The above is the link to the train I am having problems with. Im hoping someone can solve the issue for me.

What happens is this train derails at the rear wheel every time it starts to go into a curve, it has never made it past a curve yet, and its brand new. Im using the Bachman track with nothing out of the ordinary.

Any suggestions??

My other trains have no problem, Climax, Heisler and some steam engine that has 2 small wheels in front and 3 main in the rear.

Thanks,

Mike


----------



## tworail (Apr 13, 2006)

Have you checked the gauge of the wheel? Perhaps it is out of alignment, too wide or too narrow. Take a micrometer and check the width of the other wheels.

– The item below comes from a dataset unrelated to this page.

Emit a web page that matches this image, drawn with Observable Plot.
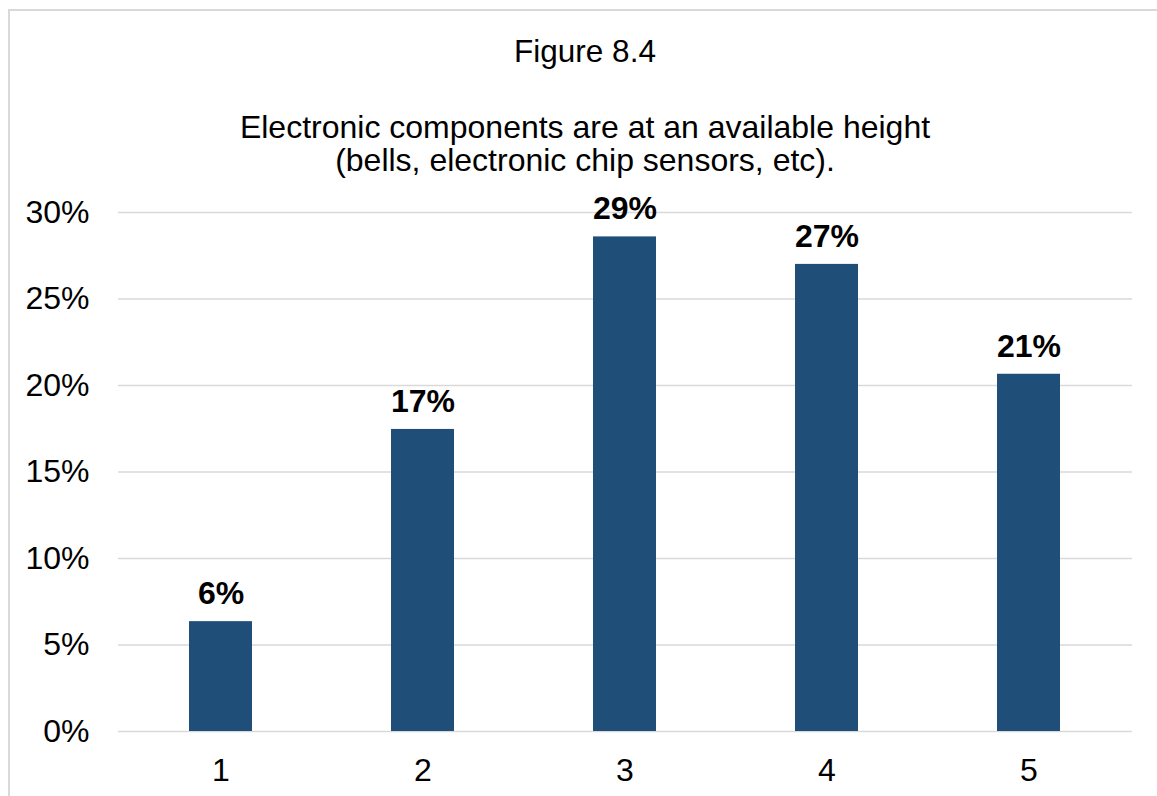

Other than that, I would assume you checked that the wheel is free-rolling and is properly lubed.


----------



## tworail (Apr 13, 2006)

Oh and - welcome to the forum Mike 

regards,
John


----------



## hennigm (Nov 11, 2009)

Thanks. Ill check it with a micrometer. It is the drive wheels on the engine, specifically the rear, Stupid question but I don't put oil on the actual wheel?? I would think the train would slip then??? I did lube all the linkages etc.

Thanks again,

Mike


----------



## tworail (Apr 13, 2006)

Yeah specifically I meant the axles, not the wheels, sorry.


----------